Leistung und Erfolg sind auch vom Umfeld abhängig

Also ich hab immer immer den Faktor, dass ich mir angucken muss, woran lag es denn jetzt wirklich? Was war denn jetzt wirklich der Punkt? Und das ist wahnsinnig komplex. Also, vielleicht bin ich einfach auch nur zu schlicht gestrickt, aber das glaube ich nicht. Es gibt keine eindeutigen, hundertprozentigen Indikatoren, anhand derer ich sagen kann „Derjenige passt hundertprozentig und diejenigen nicht“. Natürlich gibt es Sachen. Wenn ich einem Softwareentwickler sage, schreib mir mal einen Code und er kriegt nichts hin. Dann muss ich sagen, ja was hast du denn jetzt hier eigentlich gelernt in einer Ausbildung oder in deinem Studium? Anscheinend ja nichts. So, dann könnte ich mich immer noch fragen „Ja, was muss denn jemand mitbringen, um ein guter Entwickler / gute Entwicklerinnen zu sein?“ Analytisches Denken, strukturiertes Arbeiten? Dann könnte ich nochmal wieder abfragen, ob er oder sie das mitbringt. Natürlich gibt es schon relativ eindeutige Signale. Wenn Sie mir sagen „Mach mal nen Projektmanagementplan, dann bin ich in 5 Minuten blank und dann sagen Sie völlig zu Recht „Zaborowski, Du kannst kein Projektmanagement.“ Ja, aber das hätte ich ihnen auch vorher sagen können. Aber in ganz vielen anderen Sachen muss man einfach sagen: Da ist eine Grauzone. Wir werden es nicht hundertprozentig wissen.

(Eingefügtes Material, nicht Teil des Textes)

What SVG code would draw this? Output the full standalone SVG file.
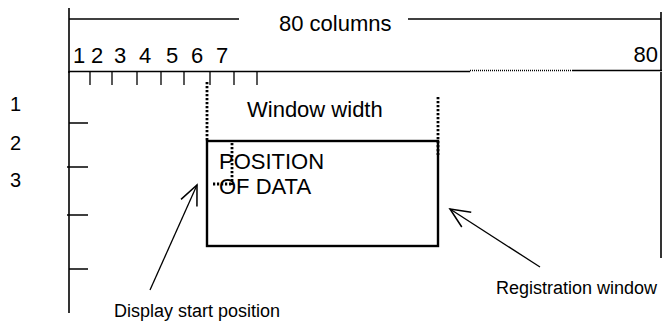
<svg xmlns="http://www.w3.org/2000/svg" width="663" height="324" viewBox="0 0 663 324">
  <style>
    .ln { stroke: #000; stroke-width: 1.6; fill: none; }
    .thin { stroke: #000; stroke-width: 1.3; fill: none; }
    .dot { stroke: #000; stroke-width: 2.8; stroke-dasharray: 2.2 1.8; fill: none; }
    .fine { stroke: #000; stroke-width: 1.4; stroke-dasharray: 1 1; fill: none; }
    .box { stroke: #000; stroke-width: 2.4; fill: none; }
    .big { font-family: "Liberation Sans", Arial, sans-serif; font-size: 22px; fill: #000; }
    .mid { font-family: "Liberation Sans", Arial, sans-serif; font-size: 18px; fill: #000; }
    .row { font-family: "Liberation Sans", Arial, sans-serif; font-size: 20px; fill: #000; }
  </style>
  <defs>
    <marker id="head" markerUnits="userSpaceOnUse" markerWidth="24" markerHeight="24" viewBox="-20 -10 22 20" refX="0" refY="0" orient="auto">
      <path d="M-18,-8 L0,0 L-18,8" stroke="#000" stroke-width="1.4" fill="none"/>
    </marker>
  </defs>
  <rect width="663" height="324" fill="#fff"/>

  <!-- column span header: 80 columns -->
  <g id="column-span">
    <line class="ln" x1="69" y1="8" x2="69" y2="73"/>
    <line class="ln" x1="661" y1="12" x2="661" y2="71"/>
    <line class="ln" x1="69" y1="19" x2="239" y2="19"/>
    <line class="ln" x1="408" y1="19" x2="661" y2="19"/>
    <text class="big" x="279" y="31">80 columns</text>
  </g>

  <!-- column ruler with numbering and tick marks -->
  <g id="column-ruler">
    <text class="big" x="73 84 91 102 114 126 139 152 166 178 191 204 216" y="63">1 2 3 4 5 6 7</text>
    <text class="big" x="658" y="62" text-anchor="end">80</text>
    <line class="ln" x1="69" y1="71.5" x2="470" y2="71.5"/>
    <line class="fine" x1="470" y1="70.5" x2="572" y2="70.5"/>
    <line class="ln" x1="572" y1="70.5" x2="662" y2="70.5" stroke-width="2.2"/>
    <path class="thin" d="M90,72V85 M112,72V85 M137,72V85 M161,72V85 M184,72V85 M210,72V85 M234,72V85 M257,72V85"/>
  </g>

  <!-- row axis -->
  <g id="row-axis">
    <line class="ln" x1="69" y1="71" x2="69" y2="313"/>
    <path class="ln" d="M69,123H88 M67,167H88 M67,215H88 M69,269H88"/>
    <text class="row" x="10" y="111">1</text>
    <text class="row" x="10" y="150">2</text>
    <text class="row" x="10" y="187">3</text>
  </g>

  <!-- right edge of the display area -->
  <g id="display-edge">
    <line class="ln" x1="661" y1="72" x2="661" y2="258"/>
  </g>

  <!-- window width guides -->
  <g id="window-width">
    <line class="dot" x1="207" y1="82" x2="207" y2="141"/>
    <line class="dot" x1="438" y1="97" x2="438" y2="155"/>
    <text class="big" x="247" y="117">Window width</text>
  </g>

  <!-- registration window with data -->
  <g id="registration-window">
    <rect class="box" x="207" y="141" width="231" height="105"/>
    <text class="big" x="219" y="169">POSITION</text>
    <text class="big" x="219" y="194">OF DATA</text>
    <line class="dot" x1="232" y1="143" x2="232" y2="185"/>
    <line class="dot" x1="213" y1="184" x2="232" y2="184"/>
  </g>

  <!-- callout labels -->
  <g id="label-display-start">
    <text class="mid" x="114" y="317">Display start position</text>
  </g>
  <g id="label-registration-window">
    <text class="mid" x="496" y="294">Registration window</text>
  </g>

  <!-- connectors -->
  <g id="connectors">
    <line class="thin" x1="150" y1="290" x2="197" y2="185" marker-end="url(#head)"/>
    <line class="thin" x1="540" y1="267" x2="450" y2="209" marker-end="url(#head)"/>
  </g>
</svg>
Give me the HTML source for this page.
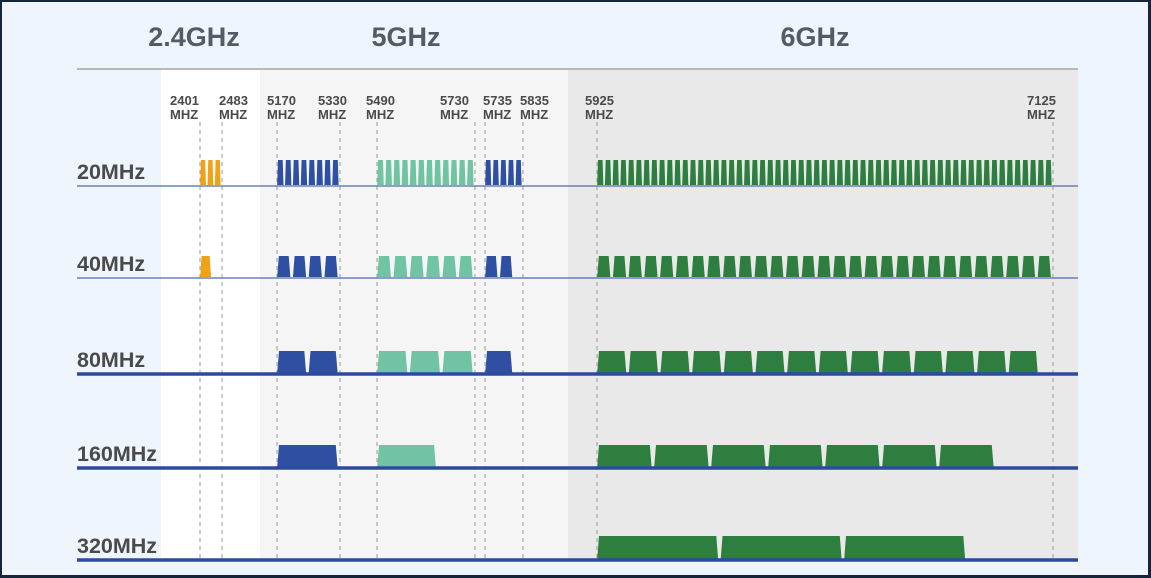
<!DOCTYPE html>
<html><head><meta charset="utf-8"><style>
html,body{margin:0;padding:0;}
body{width:1151px;height:578px;overflow:hidden;background:#14253d;}
#frame{position:absolute;left:2px;top:2px;width:1146px;height:573px;background:#eef5fc;}
svg{position:absolute;left:0;top:0;}
text{font-family:"Liberation Sans",sans-serif;font-weight:bold;}
</style></head><body>
<div id="frame"></div>
<svg id="chart" width="1151" height="578"></svg>
<script>
const bandNames = ["2.4GHz", "5GHz", "6GHz"];
const widthLabels = ["20MHz", "40MHz", "80MHz", "160MHz", "320MHz"];
const freqTicks = [2401, 2483, 5170, 5330, 5490, 5730, 5735, 5835, 5925, 7125];
// channel counts per width row for each sub-band
const ch24 = [3, 1, 0, 0, 0];
const chUnii1 = [8, 4, 2, 1, 0];
const chUnii2c = [12, 6, 3, 1, 0];
const chUnii3 = [5, 2, 1, 0, 0];
const ch6 = [59, 29, 14, 7, 3];

const NS = "http://www.w3.org/2000/svg";
const svg = document.getElementById("chart");
function mk(tag, attrs, parent) {
  const e = document.createElementNS(NS, tag);
  for (const k in attrs) e.setAttribute(k, attrs[k]);
  (parent || svg).appendChild(e);
  return e;
}
// piecewise frequency axis (segments)
const segs = [
  {f0: 2401, f1: 2483, x0: 200, x1: 222},
  {f0: 5170, f1: 5330, x0: 277, x1: 340},
  {f0: 5490, f1: 5730, x0: 377, x1: 475},
  {f0: 5735, f1: 5835, x0: 485, x1: 523},
  {f0: 5925, f1: 7125, x0: 597, x1: 1053}
];
function segOf(f) {
  for (const s of segs) if (f >= s.f0 - 1 && f <= s.f1 + 1) return s;
  return segs[segs.length - 1];
}
function xOf(f) {
  const s = segOf(f);
  return s.x0 + (f - s.f0) / (s.f1 - s.f0) * (s.x1 - s.x0);
}
const rowBase = [186, 278, 374, 468, 560];
const rowTop = [160, 256, 351, 445, 536];
const labelOffset = [-30, -3, -10, -22, -11, -35, -2, -3, -12, -26];

// backgrounds
let r = mk("rect", {x: 161, y: 69, width: 99, height: 491, fill: "#ffffff"});
 
r = mk("rect", {x: 260, y: 69, width: 308, height: 491, fill: "#f5f5f5"});
 
r = mk("rect", {x: 568, y: 69, width: 510, height: 491, fill: "#e9e9e9"});
 
r = mk("line", {x1: 77, x2: 1078, y1: 69, y2: 69, stroke: "#b8b8b8", "stroke-width": 2});
 

// band headers
const headerX = [194, 406, 815];
bandNames.forEach((b, i) => {
  const t = mk("text", {x: headerX[i], y: 46, "text-anchor": "middle", "font-size": 27, fill: "#555b66"});
  t.textContent = b;
  
  
});

// frequency ticks
freqTicks.forEach((f, i) => {
  const x = xOf(f);
  const l = mk("line", {x1: x, x2: x, y1: 122, y2: 560, stroke: "#999", "stroke-width": 1, "stroke-dasharray": "4,4"});
  
  
  const lx = x + labelOffset[i];
  const t1 = mk("text", {x: lx, y: 105, "font-size": 13, fill: "#4a4a4a"});
  t1.textContent = f;
  
  
  const t2 = mk("text", {x: lx, y: 119, "font-size": 13, fill: "#4a4a4a"});
  t2.textContent = "MHZ";
  
  
});

// channel bars
function drawBand(counts, f0, color, name, widthsMHz) {
  counts.forEach((n, row) => {
    if (!n) return;
    const w = widthsMHz[row];
    for (let k = 0; k < n; k++) {
      const a = xOf(f0 + k * w), b = xOf(f0 + (k + 1) * w);
      const gap = row === 0 ? 1.4 : 2.4;
      const L = a + 0.2, R = b - gap, t = rowTop[row], y = rowBase[row] - 1;
      const inset = Math.min(1.8, (R - L) / 8);
      const p = mk("polygon", {points: `${L},${y} ${L + inset},${t} ${R - inset},${t} ${R},${y}`, fill: color});
      
      
    }
  });
}
const std = [20, 40, 80, 160, 320];
drawBand(ch24, 2401, "#f0a114", "band24", [82 / 3, 50, 0, 0, 0]);
drawBand(chUnii1, 5170, "#2f4fa3", "unii1", std);
drawBand(chUnii2c, 5490, "#70c4a4", "unii2c", [20, 40, 80, 150, 0]);
drawBand(chUnii3, 5735, "#2f4fa3", "unii3", [20, 39, 78, 0, 0]);
drawBand(ch6, 5925, "#2e7f3f", "band6", [20.34, 41.4, 83.3, 150, 325]);

// row baselines and labels
widthLabels.forEach((lab, i) => {
  const thick = i >= 2;
  const l = mk("line", {x1: 77, x2: 1078, y1: rowBase[i], y2: rowBase[i], stroke: thick ? "#2c4b9e" : "#6a80b8", "stroke-width": thick ? 3.5 : 1.6});
  
  
  const t = mk("text", {x: 77, y: rowBase[i] - 7, "font-size": 21.5, fill: "#4a4a4a"});
  t.textContent = lab;
  
  
});
</script>
</body></html>
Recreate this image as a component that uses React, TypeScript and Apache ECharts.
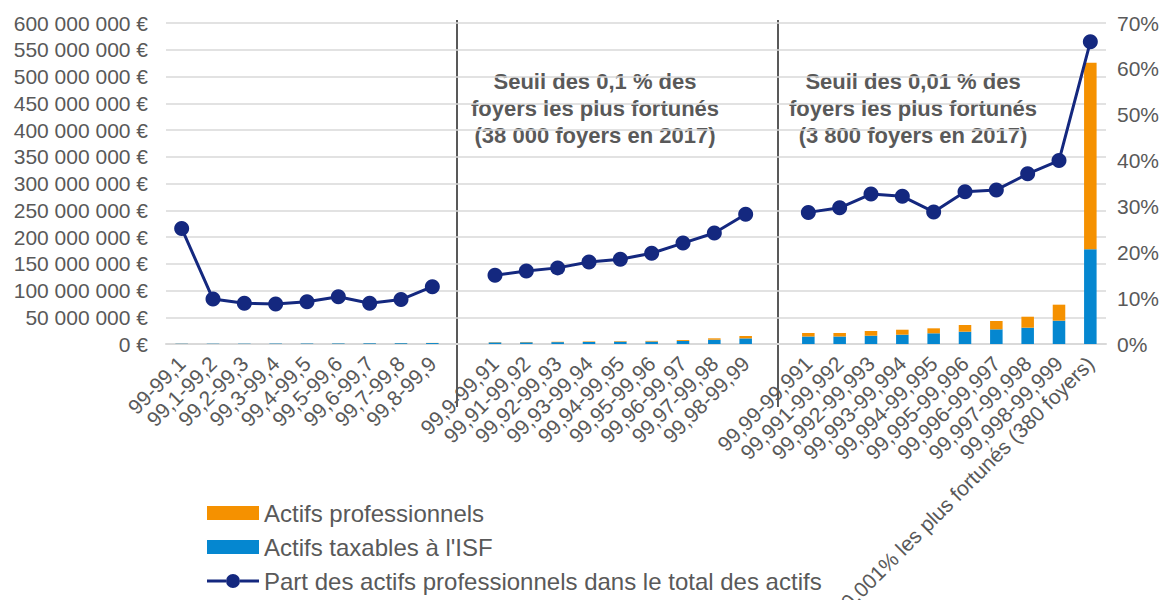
import React, { useEffect, useRef } from "react";
import * as echarts from "echarts";

const FONT = "'Liberation Sans', Arial, sans-serif";
const GREY = "#595959";

// Categories (two empty spacer categories separate the three groups)
const categories = [
  "99-99,1", "99,1-99,2", "99,2-99,3", "99,3-99,4", "99,4-99,5", "99,5-99,6", "99,6-99,7", "99,7-99,8", "99,8-99,9",
  " ",
  "99,9-99,91", "99,91-99,92", "99,92-99,93", "99,93-99,94", "99,94-99,95", "99,95-99,96", "99,96-99,97", "99,97-99,98", "99,98-99,99",
  "  ",
  "99,99-99,991", "99,991-99,992", "99,992-99,993", "99,993-99,994", "99,994-99,995", "99,995-99,996", "99,996-99,997", "99,997-99,998", "99,998-99,999",
  "0,001% les plus fortunés (380 foyers)",
];

// Actifs taxables à l'ISF (millions d'euros)
const actifsTaxables = [
  0.5, 0.55, 0.6, 0.8, 0.9, 1.0, 1.3, 1.5, 1.8,
  null,
  3.0, 3.2, 3.5, 3.9, 4.4, 4.6, 5.8, 8.0, 10.5,
  null,
  14, 14, 15.5, 17.4, 20, 23, 27.4, 30.5, 43.6, 177,
];

// Actifs professionnels (millions d'euros)
const actifsPro = [
  0.15, 0.06, 0.06, 0.08, 0.1, 0.12, 0.13, 0.17, 0.25,
  null,
  0.5, 0.6, 0.7, 0.9, 1.0, 1.2, 1.7, 2.6, 4.5,
  null,
  6.6, 6.6, 8.8, 9.3, 9.3, 12.5, 15.6, 20.5, 29.9, 348.8,
];

// Part des actifs professionnels dans le total des actifs (%)
const partPro = [
  25.2, 9.8, 8.9, 8.7, 9.2, 10.3, 8.9, 9.7, 12.5,
  null,
  15.0, 15.9, 16.6, 17.9, 18.5, 19.8, 22.0, 24.2, 28.3,
  null,
  28.7, 29.7, 32.7, 32.2, 28.8, 33.2, 33.6, 37.1, 40.0, 65.9,
];

const leftTicks = { min: 0, max: 600, interval: 50 };
const rightTicks = { min: 0, max: 70, interval: 10 };

const annotation1 = "Seuil des 0,1 % des\nfoyers les plus fortunés\n(38 000 foyers en 2017)";
const annotation2 = "Seuil des 0,01 % des\nfoyers les plus fortunés\n(3 800 foyers en 2017)";

const LINE_LEGEND_ICON =
  "path://M0 5.5H19V8.5H0Z M33 5.5H52V8.5H33Z M19 7A7 7 0 1 1 33 7A7 7 0 1 1 19 7Z";

function formatEuro(v: number) {
  const n = Math.round(v * 1000000);
  return String(n).replace(/\B(?=(\d{3})+(?!\d))/g, " ") + " €";
}

export default function App() {
  const ref = useRef<HTMLDivElement>(null);

  useEffect(() => {
    document.body.style.margin = "0";
    if (!ref.current) return;
    const chart = echarts.init(ref.current, null, { renderer: "svg" });
    chart.setOption({
      animation: false,
      textStyle: { fontFamily: FONT },
      grid: { left: 166, right: 62, top: 23, bottom: 256, containLabel: false, outerBoundsMode: "none" },
      legend: {
        orient: "vertical",
        left: 207,
        top: 501,
        padding: 0,
        height: 99,
        itemWidth: 52,
        itemHeight: 14,
        itemGap: 10,
        textStyle: { fontSize: 24, color: GREY, fontFamily: FONT },
        data: [
          { name: "Actifs professionnels", icon: "rect" },
          { name: "Actifs taxables à l'ISF", icon: "rect" },
          { name: "Part des actifs professionnels dans le total des actifs", icon: LINE_LEGEND_ICON },
        ],
      },
      xAxis: {
        type: "category",
        data: categories,
        axisLine: { show: true, lineStyle: { color: "#d9d9d9", width: 2 } },
        axisTick: { show: false },
        axisLabel: {
          interval: 0,
          rotate: 45,
          fontSize: 21,
          color: GREY,
          margin: 16,
          fontFamily: FONT,
        },
      },
      yAxis: [
        {
          type: "value",
          min: leftTicks.min,
          max: leftTicks.max,
          interval: leftTicks.interval,
          axisLine: { show: false },
          axisTick: { show: false },
          splitLine: { show: true, lineStyle: { color: "#d9d9d9", width: 1.5 } },
          axisLabel: { fontSize: 21, color: GREY, margin: 18, formatter: formatEuro, fontFamily: FONT },
        },
        {
          type: "value",
          min: rightTicks.min,
          max: rightTicks.max,
          interval: rightTicks.interval,
          axisLine: { show: false },
          axisTick: { show: false },
          splitLine: { show: false },
          axisLabel: { fontSize: 21, color: GREY, margin: 11, formatter: "{value}%", fontFamily: FONT },
        },
      ],
      series: [
        {
          name: "Actifs taxables à l'ISF",
          type: "bar",
          stack: "actifs",
          data: actifsTaxables,
          barWidth: "40%",
          itemStyle: { color: "#0587d0" },
          yAxisIndex: 0,
        },
        {
          name: "Actifs professionnels",
          type: "bar",
          stack: "actifs",
          data: actifsPro,
          barWidth: "40%",
          itemStyle: { color: "#f59100" },
          yAxisIndex: 0,
        },
        {
          name: "Part des actifs professionnels dans le total des actifs",
          type: "line",
          data: partPro,
          yAxisIndex: 1,
          connectNulls: false,
          symbol: "circle",
          symbolSize: 15,
          lineStyle: { color: "#14287f", width: 3 },
          itemStyle: { color: "#14287f" },
          z: 5,
        },
      ],
      graphic: [
        {
          type: "line",
          shape: { x1: 457, y1: 20, x2: 457, y2: 407 },
          style: { stroke: GREY, lineWidth: 2 },
        },
        {
          type: "line",
          shape: { x1: 778, y1: 20, x2: 778, y2: 407 },
          style: { stroke: GREY, lineWidth: 2 },
        },
        {
          type: "text",
          x: 595,
          y: 68,
          style: {
            text: annotation1,
            textAlign: "center",
            textVerticalAlign: "top",
            font: `bold 22px ${FONT}`,
            fill: GREY,
            lineHeight: 27,
          },
        },
        {
          type: "text",
          x: 913,
          y: 68,
          style: {
            text: annotation2,
            textAlign: "center",
            textVerticalAlign: "top",
            font: `bold 22px ${FONT}`,
            fill: GREY,
            lineHeight: 27,
          },
        },
      ],
    });
    return () => chart.dispose();
  }, []);

  return <div ref={ref} style={{ width: 1168, height: 600 }} />;
}
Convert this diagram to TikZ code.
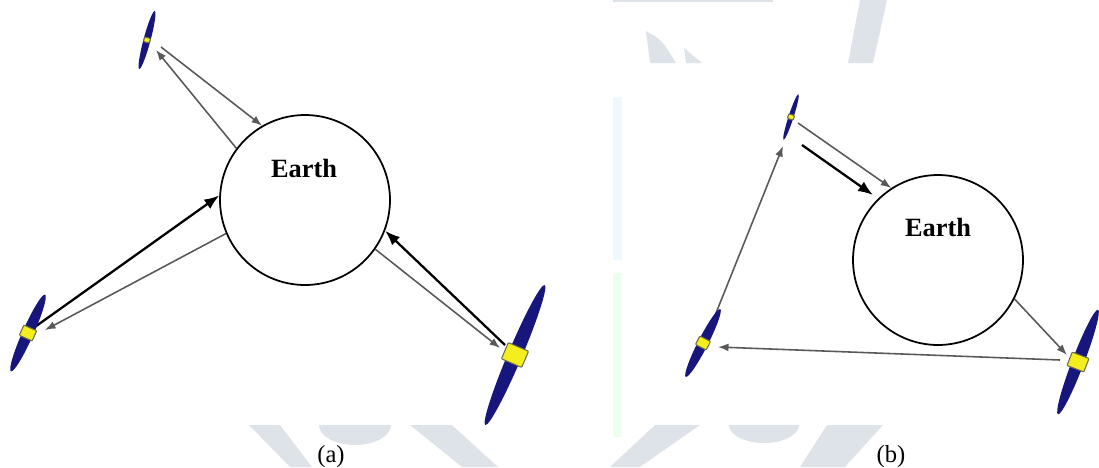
\documentclass[tikz,border=0pt]{standalone}
\usepackage{fontspec}
\setmainfont{Liberation Serif}
\usetikzlibrary{arrows.meta}

\definecolor{panelblue}{RGB}{22,22,125}
\definecolor{bodyyellow}{RGB}{245,238,30}
\definecolor{wmark}{RGB}{222,227,233}

\tikzset{
	planet/.style={circle, draw=black, line width=1pt, fill=white, minimum size=3.4cm, inner sep=0pt},
	planetname/.style={font=\fontsize{15}{18}\selectfont\bfseries},
	caption/.style={font=\fontsize{14}{17}\selectfont},
	link/.style={draw=black!65, line width=0.9pt, -{Latex[length=6pt,width=4.5pt]}},
	boldlink/.style={draw=black, line width=1.3pt, -{Latex[length=8.5pt,width=6.5pt]}},
	% half length / half width of the panel / half size of the body
	pics/satellite/.style args={#1/#2/#3}{code={
		\fill[panelblue] (0,0) ellipse ({#2} and {#1});
		\filldraw[fill=bodyyellow, draw=yellow!35!black, line width=0.6pt, rounded corners=0.5pt]
			(-#3,-0.8*#3) rectangle (#3,0.8*#3);
	}},
}

\begin{document}
\begin{tikzpicture}[x=0.02cm, y=-0.02cm]
	\useasboundingbox (0,0) rectangle (1099,467);
	
	% faint marks in the background
	\fill[wmark] (646,31) .. controls (662,40) .. (676,63) -- (650,63) -- cycle;
	\fill[wmark] (684,48) -- (702,63) -- (686,63) -- cycle;
	\fill[wmark] (860,0) -- (887,0) -- (873,63) -- (848,63) -- cycle;
	\fill[wmark] (613,0) rectangle (773,2);
	\fill[wmark] (249,425) -- (280,425) -- (312,467) -- (290,467) -- cycle;
	\fill[wmark] (319,425) arc[start angle=180, end angle=0, x radius=36, y radius=20] -- cycle;
	\fill[wmark] (410,425) -- (452,425) -- (498,467) -- (462,467) -- cycle;
	\fill[wmark] (655,425) -- (700,425) -- (640,467) -- (610,467) -- cycle;
	\fill[wmark] (729,425) arc[start angle=180, end angle=0, x radius=35, y radius=18] -- cycle;
	\fill[wmark] (827,425) -- (883,425) -- (845,467) -- (800,467) -- cycle;
	\fill[cyan!7] (613,97) rectangle (622,260);
	\fill[green!7] (613,273) rectangle (622,437);
	
	% (a) three satellites around the earth
	\node[planet] (earthA) at (305,200) {};
	\node[planetname] (nameA) at (304,168) {Earth};
	\coordinate (satAt) at (147,40);
	\coordinate (satAl) at (28,333);
	\coordinate (satAr) at (515,355);
	\coordinate (atIn) at (156,50);
	\coordinate (atOut) at (161,47);
	\coordinate (alIn) at (45,330);
	\coordinate (alOut) at (32,329);
	\coordinate (arIn) at (500,348);
	\coordinate (arOut) at (505,345);
	
	\draw[link] (earthA.143) -- (atIn);
	\draw[link] (atOut) -- (earthA.120);
	\draw[link] (earthA.203) -- (alIn);
	\draw[boldlink] (alOut) -- (earthA.177);
	\draw[link] (earthA.-35) -- (arIn);
	\draw[boldlink] (arOut) -- (earthA.-21);
	
	\pic[rotate=-15] at (satAt) {satellite=30/3.5/3};
	\pic[rotate=-24] at (satAl) {satellite=42/5.5/7};
	\pic[rotate=-23] at (satAr) {satellite=76/7/11};
	
	% (b) relay through the satellites
	\node[planet] (earthB) at (938,260) {};
	\node[planetname] (nameB) at (938,227) {Earth};
	\coordinate (satBt) at (791,117);
	\coordinate (satBl) at (703,343);
	\coordinate (satBr) at (1078,362);
	\coordinate (btOut) at (798,123);
	\coordinate (btIn) at (783,146);
	\coordinate (blIn) at (718,347);
	\coordinate (blOut) at (706,338);
	\coordinate (brIn) at (1067,355);
	\coordinate (brOut) at (1060,360);
	\coordinate (downS) at (802,145);
	\coordinate (downE) at (873,195);
	
	\draw[link] (btOut) -- (earthB.123);
	\draw[boldlink] (downS) -- (downE);
	\draw[link] (blOut) -- (btIn);
	\draw[link] (earthB.-27) -- (brIn);
	\draw[link] (brOut) -- (blIn);
	
	\pic[rotate=-18] at (satBt) {satellite=24/2.5/3};
	\pic[rotate=-27] at (satBl) {satellite=38/5/6};
	\pic[rotate=-21] at (satBr) {satellite=56/6/9};
	
	\node[caption] (capA) at (331,457) {(a)};
	\node[caption] (capB) at (891,457) {(b)};
\end{tikzpicture}
\end{document}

Auch, weil auch immer Leistung vom Umfeld abhängt. Das ist ja auch nochmal der Punkt. Also hier die kleine Empfehlung, einfach nochmal wieder in meinen HUMAN PLACE Podcast rein zu hören. Da erzähle ich unheimlich viel über mich. Nicht, dass ich jetzt so wichtig wäre, aber da spreche ich ganz viele dieser Themen an. Ich war ja schon mal selbstständig, das ging ja komplett in die Hose. Ich habe ja wirklich kaum was gerissen und dann, dann bin ich in einen Job wieder rein und fünf Jahre lang lief es wie geschnitten Brot. Umsätze, ohne Ende Stellenbesetzung. Ich konnte irgendwie gar nichts verkehrt machen. Dann den Job gewechselt und komplett wieder in die Grütze gerauscht. Ich war aber immer derselbe. Also ich habe immer mich in meiner pursten Form mit der ganzen Motivation da reingebracht und trotzdem war ich in der einen Stelle super erfolgreich. Und in der anderen Stelle Null. Woran lag’s? Viele sagen jetzt vielleicht, „Zaborowski, du machst dir das Leben aber auch leicht .“ Nee! An den Umständen natürlich, klar an den Umständen. Ich kann das auch ganz klar benennen. Ich weiß, warum es in der einen Stelle so erfolgreich war und bei der anderen nicht so. Und dann ist es halt auch so: Wenn man einmal im Flow drin ist, das kennen wir auch alle, dann kommt zwar irgendwann kommt der Knick, aber bis der kommt, ist da so manchmal dieses Gefühl „Ich kann irgendwie gar nichts verkehrt machen. Jetzt habe ich Glück. Und jetzt hab ich auch noch Schwein dazu.“ Und umgekehrt wissen wir auch, wer so richtig drinsteckt im Mist, bei dem läuft dann auch irgendwie alles schief. Das kennen wir auch. Wir brauchen das gar nicht relativieren. Umstände, das Umfeld spielen in der Frage, welche Leistung bringt jemand, immer eine Rolle! Immer! Lass die Führungskraft wechseln, lass die Kolleginnen und Kollegen wechseln und auf einmal ist jemand deutlich schlechter gelaunt, hat weniger Lust zu arbeiten oder ist hochmotiviert oder wie auch immer.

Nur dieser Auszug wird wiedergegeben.